I have developed a useful relationship with fear, I call it useful because now I use fear as a launch pad; no longer is it a cage that keeps me bound. Fear uses deception to appear much bigger than what it actually is, like a magic trick; you think you know what you are seeing but it’s actually an illusion.

In the past I would summon fear, scream at it and wait for it to disappear. Disappear it would, maybe for a day or even a few weeks, but surely enough it would come back knocking at the door and like a useless boyfriend you know you shouldn’t take back, I would let it in. I then dabbled with the idea “What if I just do it anyway? What if I can do what I want to do in the PRESENCE of fear?” So I did. How terrifying yet thrilling it was to act in the presence of fear; from this experience, I learnt the closer I move towards fear, the more it loosens its grip on me.
Don’t fall for the spell of waiting for fear to go away before you launch, before you get going with what you know you must do.

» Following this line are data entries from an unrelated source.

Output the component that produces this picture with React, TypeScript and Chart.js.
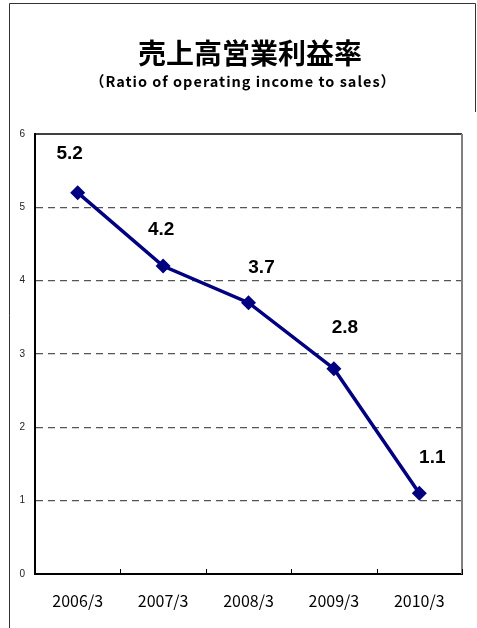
import React, { useEffect, useRef } from "react";
import { Chart, registerables } from "chart.js";

Chart.register(...registerables);

const categories = ["2006/3", "2007/3", "2008/3", "2009/3", "2010/3"];
const ratioValues = [5.2, 4.2, 3.7, 2.8, 1.1];
const valueLabels = ["5.2", "4.2", "3.7", "2.8", "1.1"];
const yTicks = [0, 1, 2, 3, 4, 5, 6];
const titleText = "売上高営業利益率";
const subtitleText = "（Ratio of operating income to sales）";

// label placement offsets relative to each point (style, not data)
const labelOffsetX = [-8, -2, 13, 11, 13];
const labelOffsetY = [-39, -36, -35, -41, -36];

const W = 477;
const H = 628;

const decorPlugin = {
  id: "decor",
  afterDraw(chart: any) {
    const ctx = chart.ctx;
    const area = chart.chartArea;
    const xs = chart.scales.x;
    ctx.save();
    // outer frame
    ctx.strokeStyle = "#333";
    ctx.lineWidth = 1;
    ctx.beginPath();
    ctx.moveTo(9.5, H);
    ctx.lineTo(9.5, 3.5);
    ctx.lineTo(475.5, 3.5);
    ctx.lineTo(475.5, 112);
    ctx.stroke();
    // title
    ctx.fillStyle = "#000";
    ctx.textAlign = "center";
    ctx.textBaseline = "middle";
    ctx.font = "bold 28px 'Noto Sans CJK JP'";
    ctx.fillText(titleText, 250, 53);
    ctx.font = "bold 14.5px 'Noto Sans CJK JP'";
    (ctx as any).letterSpacing = "1px";
    ctx.fillText(subtitleText, 243, 81);
    (ctx as any).letterSpacing = "0px";
    // plot top border
    ctx.strokeStyle = "#000";
    ctx.lineWidth = 1.5;
    ctx.beginPath();
    ctx.moveTo(area.left, area.top);
    ctx.lineTo(area.right, area.top);
    ctx.stroke();
    // plot right border
    ctx.strokeStyle = "#808080";
    ctx.lineWidth = 2;
    ctx.beginPath();
    ctx.moveTo(area.right, area.top);
    ctx.lineTo(area.right, area.bottom);
    ctx.stroke();
    // inward tick marks on x axis at category boundaries
    ctx.strokeStyle = "#000";
    ctx.lineWidth = 1;
    const n = categories.length;
    const step = (area.right - area.left) / n;
    for (let i = 1; i <= n; i++) {
      const x = Math.round(xs.getPixelForValue(i - 1) + step / 2) + 0.5;
      ctx.beginPath();
      ctx.moveTo(x, area.bottom);
      ctx.lineTo(x, area.bottom - 5);
      ctx.stroke();
    }
    // value labels
    const meta = chart.getDatasetMeta(0);
    ctx.fillStyle = "#000";
    ctx.font = "bold 19px 'Liberation Sans'";
    ctx.textAlign = "center";
    ctx.textBaseline = "middle";
    meta.data.forEach((pt: any, i: number) => {
      ctx.fillText(valueLabels[i], pt.x + labelOffsetX[i], pt.y + labelOffsetY[i]);
    });
    ctx.restore();
  },
};

export default function App() {
  const ref = useRef<HTMLCanvasElement | null>(null);
  useEffect(() => {
    document.body.style.margin = "0";
    const canvas = ref.current;
    if (!canvas) return;
    const chart = new Chart(canvas, {
      type: "line",
      data: {
        labels: categories,
        datasets: [
          {
            data: ratioValues,
            borderColor: "#000080",
            backgroundColor: "#000080",
            borderWidth: 3.5,
            pointStyle: "rectRot",
            pointRadius: 7.5,
            pointBorderWidth: 0,
            pointBackgroundColor: "#000080",
            tension: 0,
          },
        ],
      },
      options: {
        responsive: false,
        devicePixelRatio: 1,
        animation: false,
        layout: { padding: { left: 0, right: W - 462, top: 134, bottom: 0 } },
        plugins: { legend: { display: false }, title: { display: false }, tooltip: { enabled: false } },
        scales: {
          x: {
            offset: true,
            grid: { display: false, drawTicks: false },
            border: { display: true, color: "#000", width: 2 },
            ticks: {
              color: "#000",
              padding: 17,
              maxRotation: 0,
              font: { family: "'Noto Sans CJK JP'", size: 16 },
            },
            afterFit: (s: any) => {
              s.height = 54;
            },
          },
          y: {
            min: 0,
            max: 6,
            afterBuildTicks: (s: any) => {
              s.ticks = yTicks.map((v) => ({ value: v }));
            },
            grid: {
              drawTicks: false,
              color: (c: any) =>
                c.tick && (c.tick.value === 0 || c.tick.value === 6) ? "rgba(0,0,0,0)" : "#555555",
              lineWidth: 1.2,
            },
            border: { display: true, color: "#000", width: 2, dash: [7, 5] },
            ticks: {
              color: "#222",
              padding: 10,
              font: { family: "'Liberation Sans'", size: 10 },
            },
            afterFit: (s: any) => {
              s.width = 35;
            },
          },
        },
      },
      plugins: [decorPlugin],
    });
    return () => chart.destroy();
  }, []);
  return (
    <div style={{ position: "fixed", left: 0, top: 0, width: W, height: H, background: "#fff" }}>
      <canvas ref={ref} width={W} height={H} style={{ width: W, height: H, display: "block" }} />
    </div>
  );
}
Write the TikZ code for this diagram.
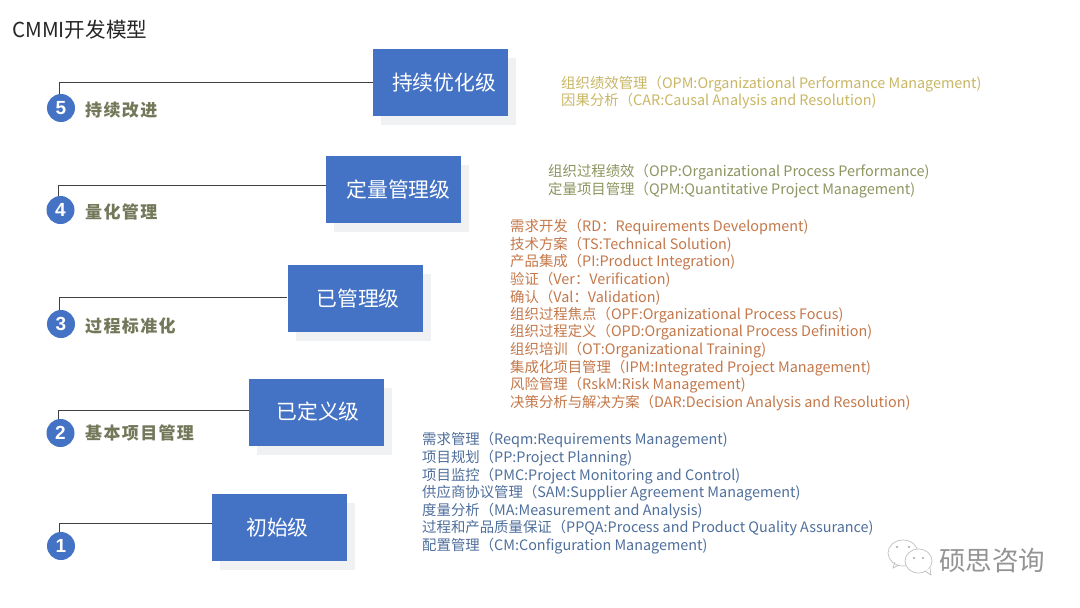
\documentclass[tikz,border=0pt]{standalone}
\usepackage{fontspec}
\setmainfont{Noto Sans CJK SC}
\newfontfamily\digitfont{Liberation Sans}
\newfontfamily\stepfont[LetterSpace=8]{Noto Sans CJK SC}
\definecolor{boxblue}{HTML}{4472C4}
\definecolor{shadowgrey}{HTML}{EFF1F3}
\definecolor{stepolive}{HTML}{73785A}
\definecolor{goldtxt}{HTML}{C9B765}
\definecolor{olivetxt}{HTML}{8D9560}
\definecolor{orangetxt}{HTML}{C4784A}
\definecolor{bluetxt}{HTML}{4F6F9C}
\tikzset{
 x=1pt,y=-1pt,
 levelbox/.style={fill=boxblue,draw=none,minimum width=135pt,minimum height=67pt,inner sep=0pt,text=white,font=\fontsize{20.8}{24}\selectfont},
 shadowbox/.style={fill=shadowgrey,draw=none,minimum width=135pt,minimum height=67pt,inner sep=0pt},
 badge/.style={circle,fill=boxblue,minimum size=28pt,inner sep=0pt,text=white,font=\digitfont\bfseries\fontsize{19}{22}\selectfont},
 steplabel/.style={anchor=west,inner sep=0pt,text=stepolive,font=\stepfont\bfseries\fontsize{17}{20}\selectfont},
 link/.style={draw=black!75,line width=0.9pt},
 item/.style={anchor=west,inner sep=0pt,yshift=-0.8pt,font=\fontsize{14.4}{17}\selectfont},
}
\begin{document}
\begin{tikzpicture}
\useasboundingbox (0,0) rectangle (1080,608);
\fill[white] (0,0) rectangle (1080,608);
\node[anchor=west,inner sep=0pt,text=black!85,font=\fontsize{20.6}{24}\selectfont] (title) at (12,30) {CMMI开发模型};
% shadows
\foreach \x/\y in {440.5/82.5,393.5/189.5,355/298.5,316.5/412,279.5/527.5}
  \node[shadowbox] at (\x+8,\y+9) {};
% boxes
\node[levelbox] (b5) at (440.5,82.5) {\hspace*{7pt}持续优化级};
\node[levelbox] (b4) at (393.5,189.5) {\hspace*{10pt}定量管理级};
\node[levelbox] (b3) at (355,298.5) {\hspace*{6pt}已管理级};
\node[levelbox] (b2) at (316.5,412) {\hspace*{3pt}已定义级};
\node[levelbox] (b1) at (279.5,527.5) {初始级\hspace*{4pt}};
% badges
\node[badge] (c5) at (61,108) {5};
\node[badge] (c4) at (60.5,210) {4};
\node[badge] (c3) at (61,324) {3};
\node[badge] (c2) at (60.5,433) {2};
\node[badge] (c1) at (61,546) {1};
% connectors
\draw[link] ([xshift=-2pt]c5.north) |- ([yshift=0pt]b5.west);
\draw[link] ([xshift=-2pt]c4.north) |- ([yshift=4.5pt]b4.west);
\draw[link] ([xshift=-2pt]c3.north) |- ([yshift=1.5pt]b3.west);
\draw[link] ([xshift=-2pt]c2.north) |- ([yshift=2pt]b2.west);
\draw[link] ([xshift=-2pt]c1.north) |- ([yshift=4.5pt]b1.west);
% step labels
\node[steplabel] (s5) at (85,110) {持续改进};
\node[steplabel] (s4) at (85,212) {量化管理};
\node[steplabel] (s3) at (85,326) {过程标准化};
\node[steplabel] (s2) at (85,432.5) {基本项目管理};
% gold
\begin{scope}[every node/.append style={item,text=goldtxt}]
\node (g1) at (561,83.5) {组织绩效管理（OPM:Organizational Performance Management)};
\node (g2) at (561,100.5) {因果分析（CAR:Causal Analysis and Resolution)};
\end{scope}
\begin{scope}[every node/.append style={item,text=olivetxt}]
\node (o1) at (548,171.5) {组织过程绩效（OPP:Organizational Process Performance)};
\node (o2) at (548,189.5) {定量项目管理（QPM:Quantitative Project Management)};
\end{scope}
\begin{scope}[every node/.append style={item,text=orangetxt}]
\node (r1) at (510,226) {需求开发（RD：Requirements Development)};
\node (r2) at (510,243.5) {技术方案（TS:Technical Solution)};
\node (r3) at (510,261.5) {产品集成（PI:Product Integration)};
\node (r4) at (510,279) {验证（Ver：Verification)};
\node (r5) at (510,296.5) {确认（Val：Validation)};
\node (r6) at (510,314) {组织过程焦点（OPF:Organizational Process Focus)};
\node (r7) at (510,331.5) {组织过程定义（OPD:Organizational Process Definition)};
\node (r8) at (510,349) {组织培训（OT:Organizational Training)};
\node (r9) at (510,367) {集成化项目管理（IPM:Integrated Project Management)};
\node (r10) at (510,384) {风险管理（RskM:Risk Management)};
\node (r11) at (510,402) {决策分析与解决方案（DAR:Decision Analysis and Resolution)};
\end{scope}
\begin{scope}[every node/.append style={item,text=bluetxt}]
\node (u1) at (422,439.5) {需求管理（Reqm:Requirements Management)};
\node (u2) at (422,457) {项目规划（PP:Project Planning)};
\node (u3) at (422,475) {项目监控（PMC:Project Monitoring and Control)};
\node (u4) at (422,492.5) {供应商协议管理（SAM:Supplier Agreement Management)};
\node (u5) at (422,510) {度量分析（MA:Measurement and Analysis)};
\node (u6) at (422,527.5) {过程和产品质量保证（PPQA:Process and Product Quality Assurance)};
\node (u7) at (422,545) {配置管理（CM:Configuration Management)};
\end{scope}
% watermark
\node[anchor=west,inner sep=0pt,text=black!42,font=\fontsize{26.5}{30}\selectfont] (wm) at (939,561) {硕思咨询};
\begin{scope}[draw=black!25,line width=0.7pt,fill=white]
\draw (903,553) ellipse (15pt and 13pt);
\draw (899,565) -- (893,568) -- (895,562);
\filldraw (918.5,561) ellipse (13.5pt and 12pt);
\draw[fill=white] (925,571) -- (931,575) -- (930,568);
\end{scope}
\fill[black!35] (897,547) circle (1.1pt) (909,547) circle (1.1pt) (914,558) circle (1.1pt) (923,558) circle (1.1pt);
\end{tikzpicture}
\end{document}
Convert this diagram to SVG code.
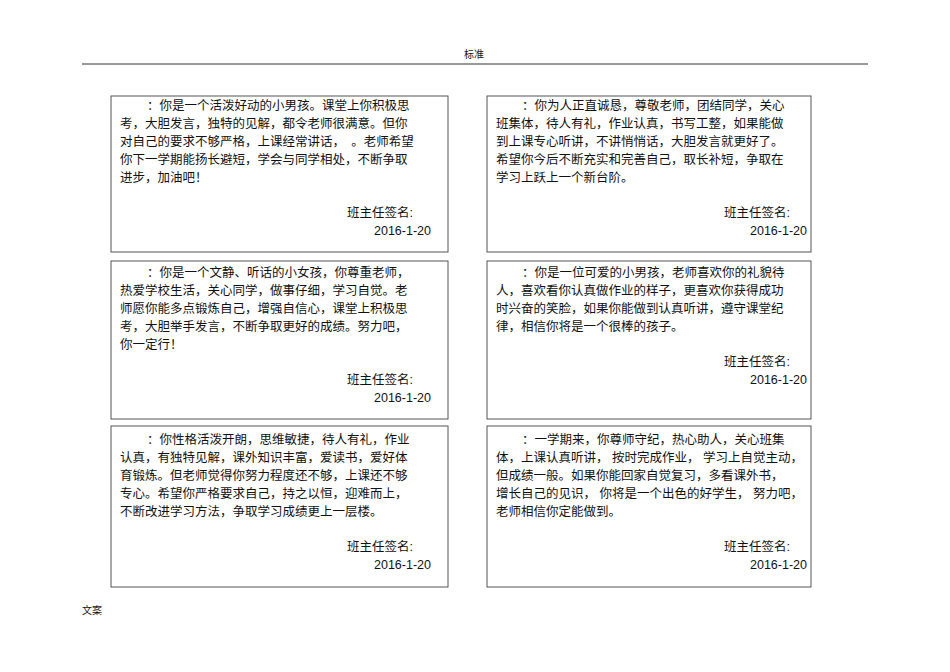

Those that we admire, the movers and shakers, the ones that have the ability to make things happen could be fearless, but most simply act and get on with it: “I am scared but I will do it anyway” they say. The next question would then be why do some act in the presence of fear and others don’t? There are many reasons for this. A common one is no burning desire; there are not enough reasons to bring about action so the right and true excuses they have are more enticing because they guarantee what is familiar, safe and comfortable.
When a burning desire is fanned enough, it glows and burns to a point of consuming you; it becomes a demand that you must get to work on urgently and consistently.

“A burning desire to be and to do is the starting point from which the dreamer must take off.” Napoleon Hill.